| ENTRIES |
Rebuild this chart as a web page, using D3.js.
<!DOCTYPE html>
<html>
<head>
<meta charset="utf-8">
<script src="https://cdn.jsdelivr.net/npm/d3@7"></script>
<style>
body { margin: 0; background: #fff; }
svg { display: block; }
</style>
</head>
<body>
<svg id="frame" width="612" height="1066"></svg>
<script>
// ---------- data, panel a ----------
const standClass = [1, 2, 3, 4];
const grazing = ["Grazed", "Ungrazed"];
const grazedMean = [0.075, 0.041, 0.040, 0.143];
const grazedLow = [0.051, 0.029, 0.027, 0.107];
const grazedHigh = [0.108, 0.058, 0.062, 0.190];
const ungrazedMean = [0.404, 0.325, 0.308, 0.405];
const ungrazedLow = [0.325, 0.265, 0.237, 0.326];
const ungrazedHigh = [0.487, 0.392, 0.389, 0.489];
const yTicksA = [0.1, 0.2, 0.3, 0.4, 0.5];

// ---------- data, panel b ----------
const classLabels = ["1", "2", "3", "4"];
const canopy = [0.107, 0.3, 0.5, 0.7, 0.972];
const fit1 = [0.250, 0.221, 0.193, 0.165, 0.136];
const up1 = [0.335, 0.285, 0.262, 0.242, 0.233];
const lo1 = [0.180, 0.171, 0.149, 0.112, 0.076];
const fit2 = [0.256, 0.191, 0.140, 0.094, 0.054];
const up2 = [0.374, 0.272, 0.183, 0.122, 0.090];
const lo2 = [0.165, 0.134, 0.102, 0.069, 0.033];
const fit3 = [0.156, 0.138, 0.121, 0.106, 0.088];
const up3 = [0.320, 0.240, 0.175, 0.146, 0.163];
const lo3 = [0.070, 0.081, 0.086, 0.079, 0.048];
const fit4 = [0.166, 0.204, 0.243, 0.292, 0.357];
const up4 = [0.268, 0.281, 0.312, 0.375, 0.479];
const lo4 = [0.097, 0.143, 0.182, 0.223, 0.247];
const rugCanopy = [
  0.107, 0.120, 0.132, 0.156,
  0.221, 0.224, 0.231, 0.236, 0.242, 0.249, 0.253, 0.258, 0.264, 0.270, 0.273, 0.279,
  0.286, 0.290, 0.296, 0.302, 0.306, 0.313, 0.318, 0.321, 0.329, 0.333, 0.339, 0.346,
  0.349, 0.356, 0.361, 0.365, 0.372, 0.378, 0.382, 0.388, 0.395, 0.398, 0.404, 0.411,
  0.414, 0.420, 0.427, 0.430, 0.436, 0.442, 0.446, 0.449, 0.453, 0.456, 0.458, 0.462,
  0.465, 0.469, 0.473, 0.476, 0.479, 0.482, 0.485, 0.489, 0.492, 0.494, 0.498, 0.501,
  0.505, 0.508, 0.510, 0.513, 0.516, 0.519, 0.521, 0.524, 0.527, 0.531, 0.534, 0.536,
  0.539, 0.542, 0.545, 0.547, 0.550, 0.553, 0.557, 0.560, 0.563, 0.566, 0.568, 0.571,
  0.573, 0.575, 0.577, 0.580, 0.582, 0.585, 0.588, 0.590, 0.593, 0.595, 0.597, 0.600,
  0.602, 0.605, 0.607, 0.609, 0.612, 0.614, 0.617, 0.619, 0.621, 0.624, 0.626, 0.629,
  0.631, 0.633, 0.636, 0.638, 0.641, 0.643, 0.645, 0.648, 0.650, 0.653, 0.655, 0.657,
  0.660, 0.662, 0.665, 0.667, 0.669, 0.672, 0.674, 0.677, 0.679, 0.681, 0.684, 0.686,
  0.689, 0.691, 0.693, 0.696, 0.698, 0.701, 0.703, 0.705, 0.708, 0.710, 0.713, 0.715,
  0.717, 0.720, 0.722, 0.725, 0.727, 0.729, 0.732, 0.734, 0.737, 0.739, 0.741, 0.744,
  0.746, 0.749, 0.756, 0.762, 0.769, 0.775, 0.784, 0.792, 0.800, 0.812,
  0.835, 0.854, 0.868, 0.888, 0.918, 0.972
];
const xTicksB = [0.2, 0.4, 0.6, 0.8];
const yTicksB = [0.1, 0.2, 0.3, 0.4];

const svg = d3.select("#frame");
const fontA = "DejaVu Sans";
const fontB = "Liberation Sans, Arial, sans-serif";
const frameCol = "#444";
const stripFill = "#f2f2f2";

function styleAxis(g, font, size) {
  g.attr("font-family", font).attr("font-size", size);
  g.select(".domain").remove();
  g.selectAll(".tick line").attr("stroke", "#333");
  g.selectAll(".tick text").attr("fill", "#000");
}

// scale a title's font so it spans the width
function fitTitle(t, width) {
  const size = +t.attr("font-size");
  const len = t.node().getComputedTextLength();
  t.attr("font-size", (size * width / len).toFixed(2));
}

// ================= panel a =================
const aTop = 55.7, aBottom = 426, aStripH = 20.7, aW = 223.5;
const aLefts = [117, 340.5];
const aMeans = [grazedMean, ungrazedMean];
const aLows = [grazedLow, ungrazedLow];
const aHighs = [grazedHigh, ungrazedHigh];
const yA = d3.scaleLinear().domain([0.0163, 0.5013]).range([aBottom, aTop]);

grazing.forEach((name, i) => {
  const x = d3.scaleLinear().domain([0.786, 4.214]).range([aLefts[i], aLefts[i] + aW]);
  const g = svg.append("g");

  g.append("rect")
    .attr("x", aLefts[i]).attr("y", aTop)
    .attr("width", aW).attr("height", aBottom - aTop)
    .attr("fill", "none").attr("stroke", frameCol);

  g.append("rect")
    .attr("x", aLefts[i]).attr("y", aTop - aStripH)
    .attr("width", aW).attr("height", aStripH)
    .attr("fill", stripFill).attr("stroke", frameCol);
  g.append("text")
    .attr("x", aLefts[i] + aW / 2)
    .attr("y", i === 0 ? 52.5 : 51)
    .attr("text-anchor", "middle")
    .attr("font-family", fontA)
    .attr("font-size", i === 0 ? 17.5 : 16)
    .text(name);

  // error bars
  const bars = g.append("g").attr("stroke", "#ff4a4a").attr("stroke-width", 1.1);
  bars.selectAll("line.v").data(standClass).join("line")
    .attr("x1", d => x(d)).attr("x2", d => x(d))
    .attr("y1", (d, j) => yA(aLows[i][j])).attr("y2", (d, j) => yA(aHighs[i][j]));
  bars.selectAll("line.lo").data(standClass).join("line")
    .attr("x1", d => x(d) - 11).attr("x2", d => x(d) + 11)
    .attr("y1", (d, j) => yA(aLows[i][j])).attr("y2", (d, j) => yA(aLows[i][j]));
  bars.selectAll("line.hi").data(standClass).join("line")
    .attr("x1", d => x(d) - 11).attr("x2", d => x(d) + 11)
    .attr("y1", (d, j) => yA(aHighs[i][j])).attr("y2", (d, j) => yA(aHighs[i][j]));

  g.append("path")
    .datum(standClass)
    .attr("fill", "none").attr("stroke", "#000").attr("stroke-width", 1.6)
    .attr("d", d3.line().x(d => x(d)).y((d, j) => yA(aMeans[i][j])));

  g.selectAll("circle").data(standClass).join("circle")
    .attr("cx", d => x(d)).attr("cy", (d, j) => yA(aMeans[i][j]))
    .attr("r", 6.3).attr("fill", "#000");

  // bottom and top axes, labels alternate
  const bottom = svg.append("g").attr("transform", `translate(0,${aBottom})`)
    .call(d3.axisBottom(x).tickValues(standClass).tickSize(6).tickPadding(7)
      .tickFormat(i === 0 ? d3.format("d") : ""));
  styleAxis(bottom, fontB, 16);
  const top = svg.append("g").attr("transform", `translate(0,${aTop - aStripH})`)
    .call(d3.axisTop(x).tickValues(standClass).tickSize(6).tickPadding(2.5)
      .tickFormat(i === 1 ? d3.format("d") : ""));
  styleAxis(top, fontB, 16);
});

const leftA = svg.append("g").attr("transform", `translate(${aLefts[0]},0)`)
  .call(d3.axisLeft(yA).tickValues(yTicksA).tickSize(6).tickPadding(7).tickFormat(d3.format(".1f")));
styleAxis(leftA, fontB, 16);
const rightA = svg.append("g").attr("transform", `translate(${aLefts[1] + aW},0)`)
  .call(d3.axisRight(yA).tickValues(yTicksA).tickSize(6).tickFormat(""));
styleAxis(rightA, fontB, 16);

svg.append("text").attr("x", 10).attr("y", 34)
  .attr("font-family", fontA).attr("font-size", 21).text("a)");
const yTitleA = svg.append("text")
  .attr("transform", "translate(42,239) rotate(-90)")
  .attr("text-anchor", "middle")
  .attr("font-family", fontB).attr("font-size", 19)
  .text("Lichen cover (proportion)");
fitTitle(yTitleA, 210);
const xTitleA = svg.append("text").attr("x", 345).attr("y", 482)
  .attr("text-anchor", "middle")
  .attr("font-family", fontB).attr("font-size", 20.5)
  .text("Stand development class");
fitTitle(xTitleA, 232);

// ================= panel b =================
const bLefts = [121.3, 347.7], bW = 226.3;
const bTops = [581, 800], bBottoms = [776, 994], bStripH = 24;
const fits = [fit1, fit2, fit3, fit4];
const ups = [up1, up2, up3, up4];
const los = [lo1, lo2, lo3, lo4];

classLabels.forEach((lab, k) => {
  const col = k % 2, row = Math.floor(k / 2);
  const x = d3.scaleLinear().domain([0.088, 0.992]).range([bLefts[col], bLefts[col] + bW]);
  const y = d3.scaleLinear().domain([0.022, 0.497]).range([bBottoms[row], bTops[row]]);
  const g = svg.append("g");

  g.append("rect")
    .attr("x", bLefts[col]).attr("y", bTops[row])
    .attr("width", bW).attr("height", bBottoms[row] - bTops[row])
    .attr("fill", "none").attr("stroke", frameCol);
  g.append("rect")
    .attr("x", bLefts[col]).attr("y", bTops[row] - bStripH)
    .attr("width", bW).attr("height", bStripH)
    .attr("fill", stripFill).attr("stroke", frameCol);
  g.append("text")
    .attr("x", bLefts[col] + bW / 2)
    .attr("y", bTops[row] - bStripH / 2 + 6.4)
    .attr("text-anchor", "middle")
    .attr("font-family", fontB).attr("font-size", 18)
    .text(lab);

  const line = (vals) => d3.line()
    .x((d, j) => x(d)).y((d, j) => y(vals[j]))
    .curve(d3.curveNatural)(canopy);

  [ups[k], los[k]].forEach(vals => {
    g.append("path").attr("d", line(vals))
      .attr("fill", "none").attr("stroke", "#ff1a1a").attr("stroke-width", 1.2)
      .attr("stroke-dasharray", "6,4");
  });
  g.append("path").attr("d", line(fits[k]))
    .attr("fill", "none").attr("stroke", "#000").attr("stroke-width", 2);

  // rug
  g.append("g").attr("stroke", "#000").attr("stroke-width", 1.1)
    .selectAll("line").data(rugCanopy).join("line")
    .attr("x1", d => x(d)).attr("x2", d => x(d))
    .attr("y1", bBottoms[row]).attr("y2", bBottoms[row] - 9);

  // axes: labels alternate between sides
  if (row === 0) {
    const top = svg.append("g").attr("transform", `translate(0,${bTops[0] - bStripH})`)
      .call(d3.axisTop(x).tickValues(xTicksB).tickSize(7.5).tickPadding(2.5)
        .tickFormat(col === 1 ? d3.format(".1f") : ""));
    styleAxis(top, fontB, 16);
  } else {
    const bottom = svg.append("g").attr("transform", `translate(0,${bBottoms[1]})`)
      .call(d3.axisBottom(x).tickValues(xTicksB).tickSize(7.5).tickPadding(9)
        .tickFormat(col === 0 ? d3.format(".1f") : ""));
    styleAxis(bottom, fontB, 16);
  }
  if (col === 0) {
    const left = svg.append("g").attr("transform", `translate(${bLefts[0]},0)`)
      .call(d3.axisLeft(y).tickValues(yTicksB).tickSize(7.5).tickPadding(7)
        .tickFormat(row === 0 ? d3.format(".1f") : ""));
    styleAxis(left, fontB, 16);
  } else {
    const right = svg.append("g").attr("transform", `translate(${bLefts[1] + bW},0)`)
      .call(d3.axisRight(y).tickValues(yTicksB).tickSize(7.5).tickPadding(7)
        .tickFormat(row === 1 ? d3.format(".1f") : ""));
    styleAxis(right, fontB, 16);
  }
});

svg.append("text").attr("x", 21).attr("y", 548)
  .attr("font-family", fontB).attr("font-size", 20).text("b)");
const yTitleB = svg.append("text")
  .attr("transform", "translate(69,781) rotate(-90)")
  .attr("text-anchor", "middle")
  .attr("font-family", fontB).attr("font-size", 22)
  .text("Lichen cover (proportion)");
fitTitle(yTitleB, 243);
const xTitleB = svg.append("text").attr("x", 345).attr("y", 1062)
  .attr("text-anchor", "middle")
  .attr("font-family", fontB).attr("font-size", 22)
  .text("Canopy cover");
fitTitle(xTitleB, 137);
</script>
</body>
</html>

...

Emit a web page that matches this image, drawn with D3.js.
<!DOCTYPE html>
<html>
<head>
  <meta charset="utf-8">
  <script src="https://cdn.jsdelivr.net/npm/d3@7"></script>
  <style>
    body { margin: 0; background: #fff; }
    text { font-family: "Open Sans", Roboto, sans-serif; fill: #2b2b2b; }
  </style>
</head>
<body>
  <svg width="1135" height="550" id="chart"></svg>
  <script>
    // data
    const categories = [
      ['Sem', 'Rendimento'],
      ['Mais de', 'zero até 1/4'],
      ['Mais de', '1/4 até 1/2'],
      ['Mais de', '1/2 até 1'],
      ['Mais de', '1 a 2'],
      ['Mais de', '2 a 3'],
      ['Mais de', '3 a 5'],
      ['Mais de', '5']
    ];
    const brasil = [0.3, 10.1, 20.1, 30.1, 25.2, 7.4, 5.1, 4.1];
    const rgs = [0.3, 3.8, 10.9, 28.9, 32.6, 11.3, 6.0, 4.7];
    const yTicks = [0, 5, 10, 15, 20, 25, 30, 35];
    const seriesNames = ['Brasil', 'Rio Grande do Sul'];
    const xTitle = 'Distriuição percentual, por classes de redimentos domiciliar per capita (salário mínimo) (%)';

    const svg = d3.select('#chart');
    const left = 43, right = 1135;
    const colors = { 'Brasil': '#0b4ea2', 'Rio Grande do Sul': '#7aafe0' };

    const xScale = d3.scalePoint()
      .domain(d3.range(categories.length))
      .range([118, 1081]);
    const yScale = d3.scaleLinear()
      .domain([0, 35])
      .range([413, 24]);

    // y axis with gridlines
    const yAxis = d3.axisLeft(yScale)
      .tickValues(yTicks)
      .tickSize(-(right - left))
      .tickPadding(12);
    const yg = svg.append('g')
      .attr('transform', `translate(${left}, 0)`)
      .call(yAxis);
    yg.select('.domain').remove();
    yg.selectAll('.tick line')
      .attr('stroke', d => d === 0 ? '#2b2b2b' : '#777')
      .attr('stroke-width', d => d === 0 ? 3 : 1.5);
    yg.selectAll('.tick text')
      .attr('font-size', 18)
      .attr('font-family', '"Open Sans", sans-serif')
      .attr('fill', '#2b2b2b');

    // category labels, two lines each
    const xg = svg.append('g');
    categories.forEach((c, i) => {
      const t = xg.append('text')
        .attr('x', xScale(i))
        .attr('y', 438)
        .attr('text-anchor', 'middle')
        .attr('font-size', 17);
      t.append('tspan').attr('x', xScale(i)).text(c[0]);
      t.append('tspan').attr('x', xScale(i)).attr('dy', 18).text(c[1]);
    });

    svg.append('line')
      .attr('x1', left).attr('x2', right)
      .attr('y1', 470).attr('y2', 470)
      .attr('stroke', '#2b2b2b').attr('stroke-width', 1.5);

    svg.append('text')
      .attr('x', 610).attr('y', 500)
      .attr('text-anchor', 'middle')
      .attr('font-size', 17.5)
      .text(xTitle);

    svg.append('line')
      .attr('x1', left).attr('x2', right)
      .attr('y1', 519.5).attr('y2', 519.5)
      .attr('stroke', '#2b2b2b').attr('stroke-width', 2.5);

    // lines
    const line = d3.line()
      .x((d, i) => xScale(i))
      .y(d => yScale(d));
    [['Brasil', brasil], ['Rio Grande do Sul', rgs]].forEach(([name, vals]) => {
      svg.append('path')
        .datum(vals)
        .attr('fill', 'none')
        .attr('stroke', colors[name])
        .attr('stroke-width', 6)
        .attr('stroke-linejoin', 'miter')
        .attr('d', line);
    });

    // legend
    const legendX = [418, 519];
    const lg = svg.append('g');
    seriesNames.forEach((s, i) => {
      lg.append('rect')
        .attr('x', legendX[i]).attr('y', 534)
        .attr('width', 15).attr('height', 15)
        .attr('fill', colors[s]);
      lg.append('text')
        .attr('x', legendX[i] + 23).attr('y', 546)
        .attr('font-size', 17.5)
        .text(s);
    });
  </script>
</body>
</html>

---

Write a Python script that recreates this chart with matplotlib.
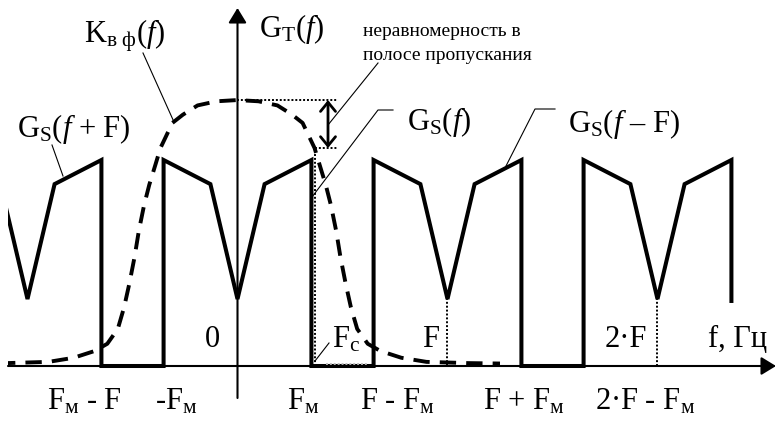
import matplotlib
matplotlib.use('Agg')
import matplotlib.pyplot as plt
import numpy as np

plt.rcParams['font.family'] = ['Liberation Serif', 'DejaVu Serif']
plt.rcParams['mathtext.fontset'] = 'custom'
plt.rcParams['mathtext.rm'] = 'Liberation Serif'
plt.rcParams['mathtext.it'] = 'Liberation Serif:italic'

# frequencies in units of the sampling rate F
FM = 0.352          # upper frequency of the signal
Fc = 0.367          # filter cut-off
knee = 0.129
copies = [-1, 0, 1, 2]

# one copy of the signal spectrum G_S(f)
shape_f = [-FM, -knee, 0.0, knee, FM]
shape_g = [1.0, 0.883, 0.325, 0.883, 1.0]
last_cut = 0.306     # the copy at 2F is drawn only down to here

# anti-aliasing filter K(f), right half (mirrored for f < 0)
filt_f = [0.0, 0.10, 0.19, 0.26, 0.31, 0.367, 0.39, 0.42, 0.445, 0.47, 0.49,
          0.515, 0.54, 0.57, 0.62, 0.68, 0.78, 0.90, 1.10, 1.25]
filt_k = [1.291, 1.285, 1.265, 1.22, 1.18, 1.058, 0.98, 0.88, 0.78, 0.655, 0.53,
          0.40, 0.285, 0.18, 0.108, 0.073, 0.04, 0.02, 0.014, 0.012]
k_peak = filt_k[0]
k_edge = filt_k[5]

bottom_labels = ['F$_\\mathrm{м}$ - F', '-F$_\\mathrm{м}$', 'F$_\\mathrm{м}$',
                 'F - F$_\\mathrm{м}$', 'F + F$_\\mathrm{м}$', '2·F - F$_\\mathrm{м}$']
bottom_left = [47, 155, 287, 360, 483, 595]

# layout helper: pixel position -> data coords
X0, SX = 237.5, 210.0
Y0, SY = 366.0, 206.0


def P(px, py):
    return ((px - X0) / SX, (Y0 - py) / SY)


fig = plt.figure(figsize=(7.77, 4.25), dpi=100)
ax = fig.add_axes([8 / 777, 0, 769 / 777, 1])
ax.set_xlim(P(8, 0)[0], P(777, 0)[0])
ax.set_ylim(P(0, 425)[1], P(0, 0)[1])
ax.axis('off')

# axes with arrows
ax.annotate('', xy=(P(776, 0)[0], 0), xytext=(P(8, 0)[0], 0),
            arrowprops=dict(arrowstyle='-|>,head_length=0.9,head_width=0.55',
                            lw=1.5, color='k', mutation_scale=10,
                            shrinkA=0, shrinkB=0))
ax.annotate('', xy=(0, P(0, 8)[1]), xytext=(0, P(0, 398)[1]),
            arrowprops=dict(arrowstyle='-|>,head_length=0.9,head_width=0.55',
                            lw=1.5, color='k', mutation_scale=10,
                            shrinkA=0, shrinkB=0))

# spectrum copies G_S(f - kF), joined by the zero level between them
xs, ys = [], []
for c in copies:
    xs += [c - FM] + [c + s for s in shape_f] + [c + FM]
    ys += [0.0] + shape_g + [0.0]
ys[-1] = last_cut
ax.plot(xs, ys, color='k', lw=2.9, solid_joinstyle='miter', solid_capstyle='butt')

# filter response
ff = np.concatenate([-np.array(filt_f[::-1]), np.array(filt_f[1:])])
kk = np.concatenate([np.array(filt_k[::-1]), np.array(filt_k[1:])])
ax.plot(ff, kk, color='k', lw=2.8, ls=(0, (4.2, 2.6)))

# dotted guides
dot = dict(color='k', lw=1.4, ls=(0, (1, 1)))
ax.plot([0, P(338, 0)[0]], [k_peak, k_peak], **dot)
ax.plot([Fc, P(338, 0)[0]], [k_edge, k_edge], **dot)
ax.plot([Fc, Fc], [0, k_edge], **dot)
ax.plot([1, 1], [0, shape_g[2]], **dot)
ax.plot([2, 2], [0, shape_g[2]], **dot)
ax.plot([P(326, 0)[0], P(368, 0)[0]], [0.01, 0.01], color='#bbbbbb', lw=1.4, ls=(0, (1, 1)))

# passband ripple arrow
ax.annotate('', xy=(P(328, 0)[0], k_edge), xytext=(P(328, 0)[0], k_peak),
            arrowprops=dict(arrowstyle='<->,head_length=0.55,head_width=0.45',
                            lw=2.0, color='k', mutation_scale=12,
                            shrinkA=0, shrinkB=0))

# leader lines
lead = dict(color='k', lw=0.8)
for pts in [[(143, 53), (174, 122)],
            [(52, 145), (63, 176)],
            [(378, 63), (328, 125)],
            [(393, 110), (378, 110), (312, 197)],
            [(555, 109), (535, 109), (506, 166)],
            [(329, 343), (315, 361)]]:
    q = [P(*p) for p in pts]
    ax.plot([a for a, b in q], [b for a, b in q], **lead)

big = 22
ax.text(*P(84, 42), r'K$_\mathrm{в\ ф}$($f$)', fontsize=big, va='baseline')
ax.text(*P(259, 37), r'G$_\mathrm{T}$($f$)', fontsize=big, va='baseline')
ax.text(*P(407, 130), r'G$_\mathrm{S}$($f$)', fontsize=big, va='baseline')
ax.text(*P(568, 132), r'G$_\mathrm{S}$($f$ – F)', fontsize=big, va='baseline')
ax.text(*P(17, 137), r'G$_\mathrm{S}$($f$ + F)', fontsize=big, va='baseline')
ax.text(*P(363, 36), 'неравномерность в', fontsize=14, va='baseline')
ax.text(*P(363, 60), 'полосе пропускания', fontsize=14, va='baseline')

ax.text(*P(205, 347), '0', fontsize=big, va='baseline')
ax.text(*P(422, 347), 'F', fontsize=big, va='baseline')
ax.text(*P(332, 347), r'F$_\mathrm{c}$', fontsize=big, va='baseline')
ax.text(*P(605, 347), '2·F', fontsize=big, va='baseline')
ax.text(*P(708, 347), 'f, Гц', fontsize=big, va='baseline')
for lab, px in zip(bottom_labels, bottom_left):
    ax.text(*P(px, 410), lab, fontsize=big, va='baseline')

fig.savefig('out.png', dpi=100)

| EXERCISE |
Can you give again only the lines between the one containing "Write a Python" and the one containing "last_cut = 0.306", counting both, exactly as they appear and without any pictures?

| EXERCISE OUTPUT |
Write a Python script that recreates this chart with matplotlib.
import matplotlib
matplotlib.use('Agg')
import matplotlib.pyplot as plt
import numpy as np

plt.rcParams['font.family'] = ['Liberation Serif', 'DejaVu Serif']
plt.rcParams['mathtext.fontset'] = 'custom'
plt.rcParams['mathtext.rm'] = 'Liberation Serif'
plt.rcParams['mathtext.it'] = 'Liberation Serif:italic'

# frequencies in units of the sampling rate F
FM = 0.352          # upper frequency of the signal
Fc = 0.367          # filter cut-off
knee = 0.129
copies = [-1, 0, 1, 2]

# one copy of the signal spectrum G_S(f)
shape_f = [-FM, -knee, 0.0, knee, FM]
shape_g = [1.0, 0.883, 0.325, 0.883, 1.0]
last_cut = 0.306     # the copy at 2F is drawn only down to here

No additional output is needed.